There are three completely separate questions here, and as usual I have opinions on all of them of them.
Should you buy her a stick-shift car? Depends on whether she will be driving in congested traffic or moving traffic. Stick shifts are a real pain after an hour or two in LA-style stop and go traffic. If traffic is reasonable, she will probably like the stick. I have never known anyone who simply disliked sticks in general although they knew how to drive them. My daughters learned sticks at 16 and when they moved up to better cars, they both chose sticks. Others have expressed concerns about choosing subcompacts. I would echo those concerns.
If she learns in a new stick shift car, will she damage it? Almost zero chance of substantial damage. My daughters taught all their their friends in high school and college (at least a dozen kids that I know of) how to drive stick in my old Volvo wagon. All those learners combined shaved a total around 50k miles total off a clutch that would have lasted 150k miles otherwise.

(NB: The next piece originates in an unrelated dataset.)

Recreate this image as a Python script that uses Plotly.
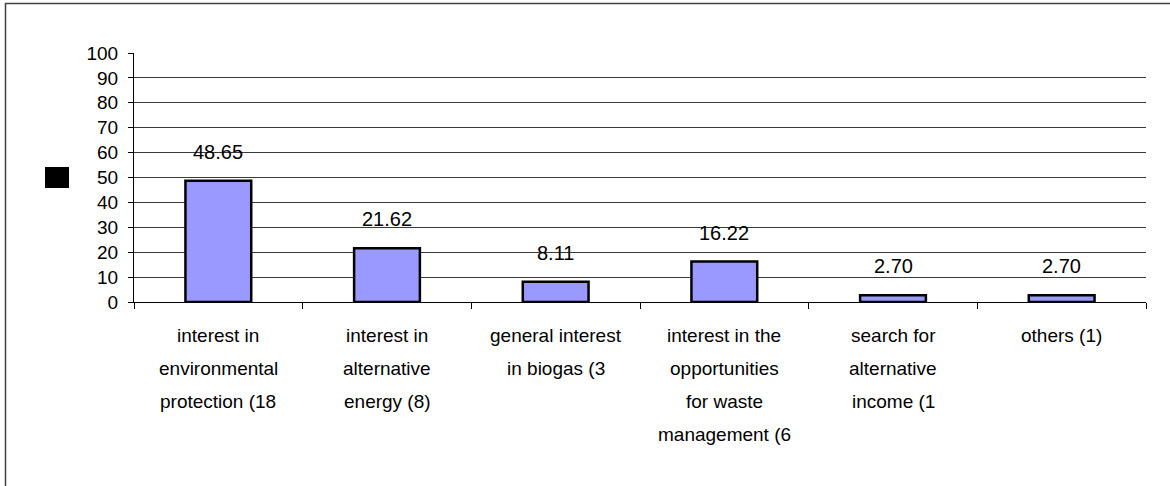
import plotly.graph_objects as go

categories = [
    "interest in environmental protection (18",
    "interest in alternative energy (8)",
    "general interest in biogas (3",
    "interest in the opportunities for waste management (6",
    "search for alternative income (1",
    "others (1)",
]
label_lines = [
    ["interest in", "environmental", "protection (18"],
    ["interest in", "alternative", "energy (8)"],
    ["general interest", "in biogas (3"],
    ["interest in the", "opportunities", "for waste", "management (6"],
    ["search for", "alternative", "income (1"],
    ["others (1)"],
]
values = [48.65, 21.62, 8.11, 16.22, 2.70, 2.70]
y_ticks = [0, 10, 20, 30, 40, 50, 60, 70, 80, 90, 100]

FONT = "Liberation Sans, Arial, sans-serif"

W, H = 1170, 486
L, T = 134, 53
R = W - 1146
B = H - 302
pw, ph = W - L - R, H - T - B

def px_x(px):
    return (px - L) / pw

def px_y(py):
    return 1 - (py - T) / ph

fig = go.Figure()
fig.add_trace(go.Bar(
    x=categories,
    y=values,
    width=0.39,
    marker=dict(color="#9999FF", line=dict(color="black", width=2.5)),
    showlegend=False,
    hoverinfo="x+y",
))

annotations = []
for c, v in zip(categories, values):
    annotations.append(dict(
        x=c, y=v, xref="x", yref="y", text=f"{v:.2f}",
        showarrow=False, yanchor="middle", yshift=29,
        font=dict(family=FONT, size=20, color="black"),
    ))
for c, lines in zip(categories, label_lines):
    for i, line in enumerate(lines):
        annotations.append(dict(
            x=c, y=0, xref="x", yref="paper", text=line,
            showarrow=False, yanchor="middle", yshift=-33 - 33 * i,
            font=dict(family=FONT, size=19, color="black"),
        ))

fig.update_layout(
    width=W, height=H,
    margin=dict(l=L, r=R, t=T, b=B, pad=0),
    paper_bgcolor="white", plot_bgcolor="white",
    font=dict(family=FONT, size=19, color="black"),
    bargap=0.61,
    annotations=annotations,
    shapes=[
        # outer chart-area border
        dict(type="rect", xref="paper", yref="paper",
             x0=px_x(5.5), x1=px_x(1190), y0=px_y(3.5), y1=px_y(520),
             line=dict(color="#404040", width=1.5), fillcolor="rgba(0,0,0,0)", layer="below"),
        # legend key
        dict(type="rect", xref="paper", yref="paper",
             x0=px_x(45), x1=px_x(69), y0=px_y(188), y1=px_y(167),
             line=dict(color="black", width=0), fillcolor="black"),
    ],
)
fig.update_xaxes(
    type="category",
    showticklabels=False,
    showline=True, linecolor="black", linewidth=1,
    ticks="outside", tickson="boundaries", ticklen=6, tickcolor="black", tickwidth=1,
    showgrid=False, zeroline=False,
)
fig.update_yaxes(
    range=[0, 100], tickvals=y_ticks, ticktext=[str(t) for t in y_ticks],
    showline=True, linecolor="black", linewidth=1,
    ticks="outside", ticklen=5, tickcolor="black", tickwidth=1,
    ticklabelstandoff=6,
    showgrid=True, gridcolor="#3a3a3a", gridwidth=1,
    zeroline=False,
    tickfont=dict(family=FONT, size=19, color="black"),
)

fig.write_html("out.html", config={"displayModeBar": False},
               post_script="document.body.style.margin='0';")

Is it important that she learn to drive a stick? Absolutely! I was touring western Europe last month (Spain, France, and Italy) Since I have little interest in architecture, I found myself peering in the windows of parallel parked cars as we walked around the cities. Perhaps one in one hundred cars had an automatic transmission. The rare automatics I saw were in Mercedes and larger BMWs. Central/south America is similar. In Asia most of the private cars are sticks but the tourist rental cars are automatics.
When my kids were born, I made a mental list of all the skills I would make sure they would learn before they left home, just in case someday they really needed to know. Among these were: Swim, drive a stick shift car, perform routine car maintenance, ride a motorcycle, groom-saddle-ride a horse (though we live in the city), assemble and fire several types of firearms (though we own none).